Desses bastidores, ele põe todos os dedos nas feridas abertas naquele início da década de 1980. “Vez ou outra, Zé Renato realizava ações necessárias que Teixeira não deveria saber ou preferia ignorar, e talvez tenha sido este o gatilho da estigmatização que procuraram fazer em relação a Curi: sempre foi evidente que o titular da Seplan não gostava nenhum pouco da deferência com que Teixeira tratava o agrônomo. E fazia claramente uma divisão entre quem considerava que era de sua confiança ou dele, o que também refletia no apoio que dava.”

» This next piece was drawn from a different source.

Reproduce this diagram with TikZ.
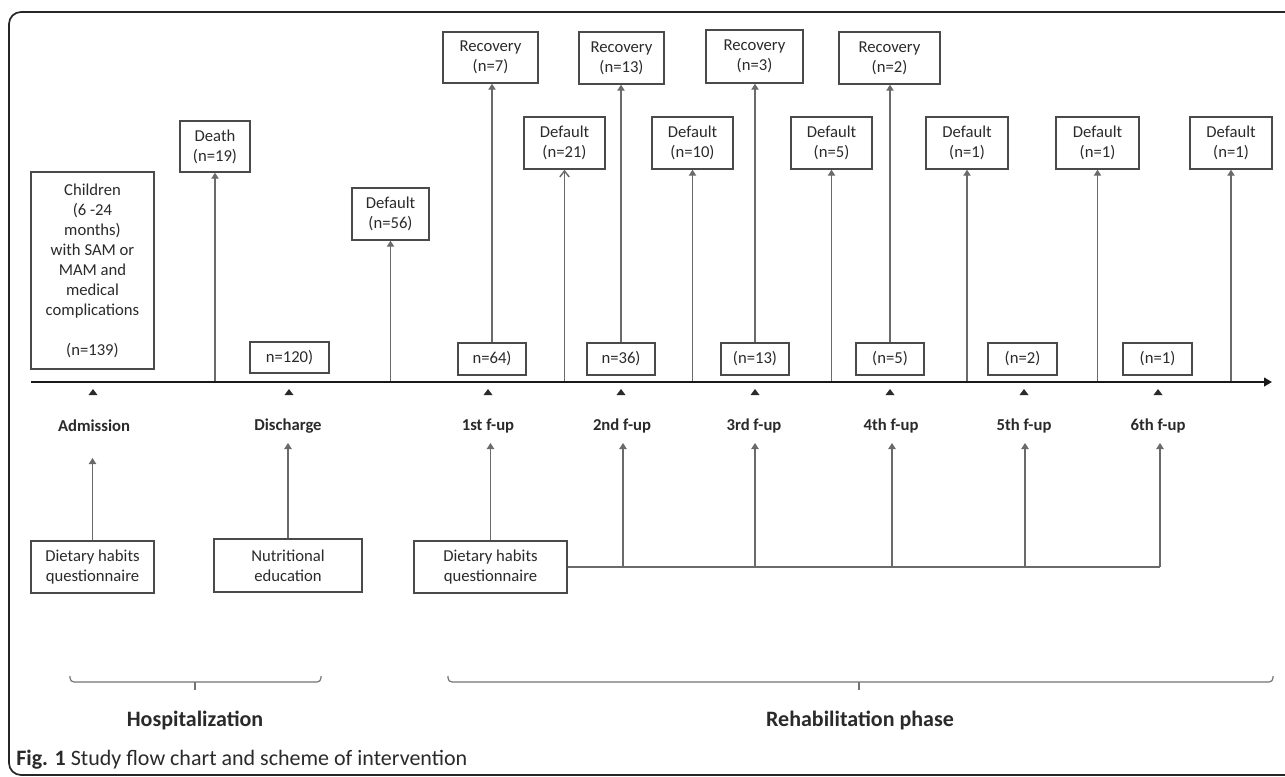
\documentclass[tikz,border=0pt]{standalone}
\usepackage{fontspec}
\setmainfont{Carlito}
\usetikzlibrary{arrows.meta}
\definecolor{bordc}{HTML}{4A4A4A}
\definecolor{linec}{HTML}{6A6A6A}
\definecolor{txtc}{HTML}{2A2A2A}
\tikzset{
  box/.style={draw=bordc, line width=1.1pt, inner sep=0pt, align=center,
    font=\fontsize{12.5}{15}\selectfont, text=txtc},
  arr/.style={draw=linec, line width=1.1pt, -{Triangle[width=5.5pt,length=4.5pt]}},
  openarr/.style={draw=linec, line width=1.1pt, -{Straight Barb[width=7pt,length=4.5pt]}},
  plain/.style={draw=linec, line width=1.1pt},
  lbl/.style={font=\fontsize{12.5}{15}\selectfont\bfseries, text=txtc, inner sep=0pt},
  phase/.style={font=\fontsize{16.5}{20}\selectfont\bfseries, text=txtc, inner sep=0pt},
  brk/.style={draw=black!55, line width=0.9pt},
}
\begin{document}
\begin{tikzpicture}[x=0.75pt,y=-0.75pt]
\useasboundingbox (0,0) rectangle (1285,776);
% frame (open on the right, as in the cropped figure)
\draw[line width=1.3pt, black!85, rounded corners=9pt] (1300,12) -- (9,12) -- (9,775) -- (1300,775);

% axis coordinates
\coordinate (ax0) at (31,382);
\coordinate (ax1) at (1272,382);

% top boxes
\node[box, minimum width=92.25pt, minimum height=147.75pt] (child) at (92.5,270.5)
  {Children\\(6 -24\\months)\\with SAM or\\MAM and\\medical\\complications\\\\(n=139)};
\node[box, minimum width=52.5pt, minimum height=38.25pt] (death) at (215,146.5) {Death\\(n=19)};
\node[box, minimum width=57.75pt, minimum height=39pt] (def56) at (390.5,214) {Default\\(n=56)};
\node[box, minimum width=59.25pt, minimum height=23.25pt] (n120) at (289.5,357.5) {n=120)};

\node[box, minimum width=71.25pt, minimum height=38.25pt] (rec7) at (490.5,57.5) {Recovery\\(n=7)};
\node[box, minimum width=60.75pt, minimum height=39pt] (def21) at (564.5,143) {Default\\(n=21)};
\node[box, minimum width=51pt, minimum height=24pt] (n64) at (492,359) {n=64)};

\node[box, minimum width=63.75pt, minimum height=39pt] (rec13) at (621.5,58) {Recovery\\(n=13)};
\node[box, minimum width=60.75pt, minimum height=39pt] (def10) at (692.5,143) {Default\\(n=10)};
\node[box, minimum width=51pt, minimum height=24pt] (n36) at (621,359) {n=36)};

\node[box, minimum width=72.75pt, minimum height=39.75pt] (rec3) at (754.5,56.5) {Recovery\\(n=3)};
\node[box, minimum width=60.75pt, minimum height=39pt] (def5) at (831.5,143) {Default\\(n=5)};
\node[box, minimum width=51pt, minimum height=24pt] (n13) at (755,359) {(n=13)};

\node[box, minimum width=75.75pt, minimum height=39pt] (rec2) at (889.5,58) {Recovery\\(n=2)};
\node[box, minimum width=61.5pt, minimum height=39pt] (def1a) at (967,143) {Default\\(n=1)};
\node[box, minimum width=51pt, minimum height=24pt] (n5) at (890,359) {(n=5)};

\node[box, minimum width=62.25pt, minimum height=39pt] (def1b) at (1097.5,143) {Default\\(n=1)};
\node[box, minimum width=51.75pt, minimum height=24pt] (n2) at (1022.5,359) {(n=2)};

\node[box, minimum width=61.5pt, minimum height=39pt] (def1c) at (1231,143) {Default\\(n=1)};
\node[box, minimum width=51.75pt, minimum height=24pt] (n1) at (1157.5,359) {(n=1)};

% arrows from axis to default / death boxes
\draw[arr] (death.south |- ax0) -- (death.south);
\draw[arr] (def56.south |- ax0) -- (def56.south);
\draw[openarr] (def21.south |- ax0) -- (def21.south);
\draw[arr] (def10.south |- ax0) -- (def10.south);
\draw[arr] (def5.south |- ax0) -- (def5.south);
\draw[arr] (def1a.south |- ax0) -- (def1a.south);
\draw[arr] (def1b.south |- ax0) -- (def1b.south);
\draw[arr] (def1c.south |- ax0) -- (def1c.south);

% recovery arrows
\draw[arr] (n64.north) -- (n64.north |- rec7.south);
\draw[arr] (n36.north) -- (n36.north |- rec13.south);
\draw[arr] (n13.north) -- (n13.north |- rec3.south);
\draw[arr] (n5.north) -- (n5.north |- rec2.south);

% axis
\draw[line width=2.2pt, black!90, -{Triangle[width=6.5pt,length=6pt]}] (ax0) -- (ax1);

% small triangles under the axis
\foreach \x in {93,289,488,621,755,890,1024,1158}
  \fill[txtc] (\x-4.5,395) -- (\x+4.5,395) -- (\x,389) -- cycle;

% time-point labels
\node[lbl] (adm) at (94,426) {Admission};
\node[lbl] (dis) at (288,426) {Discharge};
\node[lbl] (f1) at (488,426) {1st f-up};
\node[lbl] (f2) at (622,426) {2nd f-up};
\node[lbl] (f3) at (754,426) {3rd f-up};
\node[lbl] (f4) at (891,426) {4th f-up};
\node[lbl] (f5) at (1024,426) {5th f-up};
\node[lbl] (f6) at (1158,426) {6th f-up};

% bottom boxes
\node[box, minimum width=92.25pt, minimum height=39pt] (diet1) at (92.5,567) {Dietary habits\\questionnaire};
\node[box, minimum width=111pt, minimum height=39.75pt] (nutr) at (288,565.5) {Nutritional\\education};
\node[box, minimum width=114.75pt, minimum height=39pt] (diet2) at (490.5,567) {Dietary habits\\questionnaire};

\coordinate (u0) at (93,458);
\coordinate (uu) at (0,443);
\draw[arr] (diet1.north) -- (diet1.north |- u0);
\draw[arr] (nutr.north) -- (nutr.north |- uu);
\draw[arr] (diet2.north) -- (diet2.north |- uu);

\coordinate (j2) at (623,567);
\coordinate (j3) at (755,567);
\coordinate (j4) at (892,567);
\coordinate (j5) at (1025,567);
\coordinate (j6) at (1160,567);
\draw[plain] (diet2.east |- j2) -- (j6);
\draw[arr] (j2) -- (j2 |- uu);
\draw[arr] (j3) -- (j3 |- uu);
\draw[arr] (j4) -- (j4 |- uu);
\draw[arr] (j5) -- (j5 |- uu);
\draw[arr] (j6) -- (j6 |- uu);

% brackets
\draw[brk, rounded corners=3pt] (70,676) -- (70,682) -- (321,682) -- (321,676);
\draw[brk] (195,682) -- (195,690);
\draw[brk, rounded corners=3pt] (448,676) -- (448,682) -- (1273,682) -- (1273,676);
\draw[brk] (859,682) -- (859,690);

\node[phase] (hosp) at (195,720) {Hospitalization};
\node[phase] (rehab) at (860,720) {Rehabilitation phase};

% caption
\node[anchor=base west, inner sep=0pt, font=\fontsize{16.5}{19}\selectfont, text=txtc] (cap) at (16,765)
  {\textbf{Fig. 1} Study flow chart and scheme of intervention};
\end{tikzpicture}
\end{document}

Nesse contexto, conforme Persivo, “o certo é que Zé Renato tinha a chave do cofre e cuidava para que estivesse bem cheio.”

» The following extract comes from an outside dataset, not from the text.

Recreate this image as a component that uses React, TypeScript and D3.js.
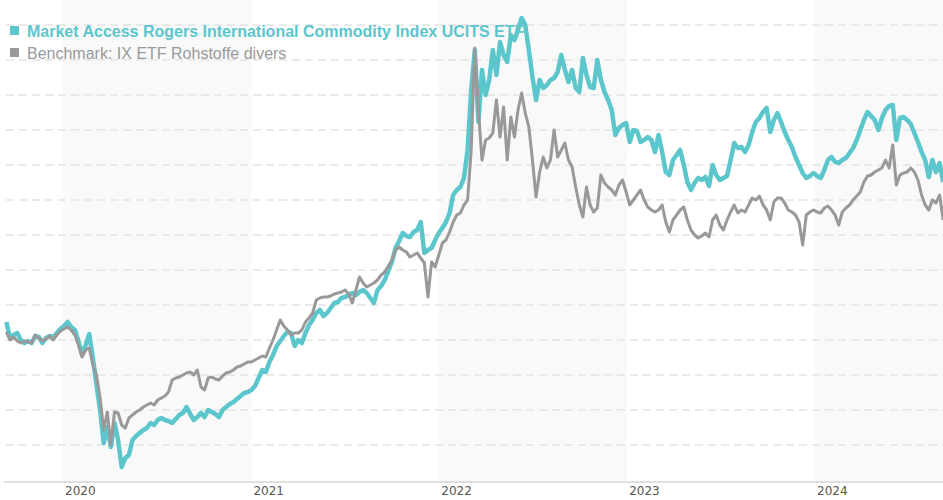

“A quantidade de recursos que circulou por Rondônia foi imensa, e o. secretário só dava atenção aos planos e projetos que dessem dinheiro de forma imediata, ou seja, puxassem recursos da União. Considerava que pensar em ciência, tecnologia, indústria, coisas que se destinavam ao futuro, era “criar papel”, diz o economista.
Enfim, nada se fazia então sem o aval de Uchôa, todos dependiam dele. Exceção à regra, a Codaron muitos recursos antes de ser bafejada pelo Banco Mundial.
“A leitura que se fez não é minha, mas o que circulava como fofoca é que se tratava do meio de ganhar a eleição, ainda assim, Zé Renato teve uma ação muito forte e decisiva em 1982, em conjunto com as áreas de segurança e de saúde, basta observar o trabalho do médico Claudionor Roriz, depois senador por Rondônia”, diz Persivo.
“Evidenciou-se que, embora fosse uma companhia destinada a acelerar a infraestrutura, especialmente estradas intermunicipais, a Codaron seria também um braço político do governo, e essa percepção consolidava-se: Curi apoiava um grupo de pessoas ligadas ao setor agrícola, angariando um papel eminentemente político, e aparecia como chefe de um grupo, que, em tese, se contrapunha ao personagem mais poderoso do governo.”
Curi de paletó e gravata
Persivo não assegura, mas faz coro até hoje às vozes correntes que percebiam a tentativa de miná-lo com o governador. “Enfim, havia uma briga de poder, uma queda de braço cujo desfecho só poderia mesmo ser a ‘demonização’ do agrônomo, porque não só Teixeira era indissociável de José Renato, como este segurava o leme do barco todo.”
Em relação a Curi deputado estadual: “Tenho a impressão de que a política não era a praia dele.”
“Sem muito tempo e paciência, deve ter se desiludido a exemplo de outras pessoas que esperavam melhorias, porém, perceberam que quando entra o fator político as realizações são muito mais complicadas.”
Após o retorno dos países africanos a serviço do Banco Mundial, Curi exerceria o mandato de deputado estadual a partir de 1991, pelo Partido de Mobilização Nacional (PMN), o número 33 no Tribunal Superior Eleitoral. O PMN criado pelo escritor, professor, jurista e deputado federal Celso Brant, tinha como patrono Tiradentes e símbolo a bandeira dos Inconfidentes.
O PMN escolhido por Curi surgira de um movimento nacionalista e sua consolidação acontecera a partir da aprovação – em maio de 1985 – da Emenda Constitucional nº 25, que, além de legalizar os partidos comunistas, permitiu a apresentação na eleição seguinte de candidatos de partidos ainda em formação.
O mais votado (4.111) entre os candidatos, Curi ficou apenas um ano e meio no cargo, deixando-o em 1995 para assumir a Secretaria de Planejamento e Coordenação Geral do Estado de Rondônia na gestão do médico e ex-deputado estadual Oswaldo Piana Filho.
Curi, que vestia paletó e gravata, porém, costumava ir à Assembleia Legislativa de calça jeans, não demonstra saudade do Parlamento. No âmago, ele sente que imprimiu sua marca ao conduzir a política agrícola rondoniense com o apoio de uma equipe de colaboradores diretos e indiretos que chegou a alcançar dez mil pessoas.
De certa forma, cabe como uma luva analisar que o PMN, cujos princípios incluíam a realização da reforma agrária entrava no cenário político-partidário brasileiro depois que o INCRA havia iniciado a entrega de títulos definitivos de terras a milhares de migrantes em Rondônia.